Little musicians’ holidays: should we take their instrument along?
The holidays are finally here. While it might be a blissful time for children, two months away from school requires a lot of logistics from parents. On the do-not-forget list: the youngest brother and the music instrument. But wait, should we really take this last one or not?
- Big suitcase: in the boot, - Mini fridge: under granny’s feet - Tent: on the roof (so this is where I left my cell phone) - Dog: lying under the front seat - Beach gear: under the umbrella - Canary and goldfish: safe at the neighbour’s - Passports and prescription drugs: in the glove box - Children have their teddies and toys. Everybody’s strapped in, there’s water for everyone. OK, everything is here. Now, holidays here we come!
You’re all set and ready to get the engine started when you hear a small voice in the back of your neck: "Did you think about the piano? The teacher told me I absolutely needed to practice during the holidays ...”
Indeed, what should we do with the instrument on vacation? You didn’t think about it. And yet, you have planned everything from books and board games to colouring, grammar and math exercises. Enough to entertain hot afternoons and rainy days, anywhere you do. But the piano doesn’t fit in the car. Two months without their instrument, it's not so much, after all ... (Why the hell did we say "no" when he asked us if he could take up the trumpet?)
Rookie mistake. The teacher had very good reasons to tell your child to practice. Not only does he want your budding musician to avoid losing everything he learnt this year, but he also wants to keep him motivated granted the great momentum they built up together all year long.
Maintaining his marks on the keyboard, keeping his finger flexibility, not forgetting notes’ concepts and rhythms, these are what will keep him in touch with what he learnt during the year. He does not stop reading during the holidays, does he?
So don’t panic. It’s okay not to have a piano, a harp or a double bass in your holiday house - or any instrument that doesn’t travel well for that matter. For the others, you may still have some room in the suitcase...
Whatever happens, here are three solutions to spend musical holidays.

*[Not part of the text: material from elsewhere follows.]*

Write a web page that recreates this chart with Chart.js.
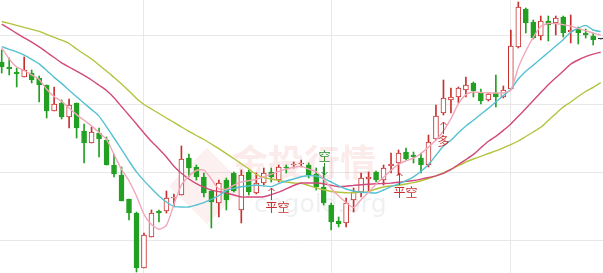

Classic high-risk solution: continue as usual
The ideal solution, if there is any, and if you’re lucky to have a child that plays a transportable instrument, is to take both the scores and the instrument with you. Do not expect the daily exercise pace to be maintained during holidays. It would be too easy. Not sure your camping neighbours would appreciate the trumpet at nap time anyway. But occasionally do suggest replacing bedtime or afternoon reading with a bit of music practice. Why not review together the songs your child learnt during the year? Or invite said neighbours to a small récital as a prelude to a well deserved aperitif? Not sure the plan will work, but it's sure worth a try.
“The Holiday method” solution: get your hands dirty.
Motivation is the key, so try to take the instrument out of its usual "homework" context. If you play a bit of music yourself or if you have musicians around you, create convivial moments where you can sing and play together. Long evenings under the stars work so well and if you know how to play a little guitar, that’s all you need. In both cases, sing a little song, prepare a repertoire to play on various summer occasions. Your child will join you with or without the instrument, if he has the opportunity or if he feels like it. But he will realize that making music together is fun. And so will your friends.
The “not even scared” solution: take big measures
Keeping the bond with music also goes through discovery. Instruments, musical genres, composers, everything can be turned into a game. This approach has two key advantages: on the market, there is a plethora of media dedicated to music: book-discs, films, cartoons, applications, radio broadcasts and video ... and you can’t go wrong in comparison with the interest your children will take in them. But it will be necessary to invest time, prepare and create his holiday collection.Plan music or stories to be discovered during long car journeys: police investigations, composers’ life stories, operas for children, themed selections ... Compose your selection and dive back into classics: it may be the opportunity to rediscover a new version of Peter and the Wolf. Discuss music from elsewhere: through musical stories or songbooks from different countries. It can even become your strongest asset during negotiations: « Do you want to watch TV?" Yes, but today there’s Piccolo Saxo! The tablet? Why not The Animal Carnival! The game of Seven Families? Perfect, I have one with musical instruments!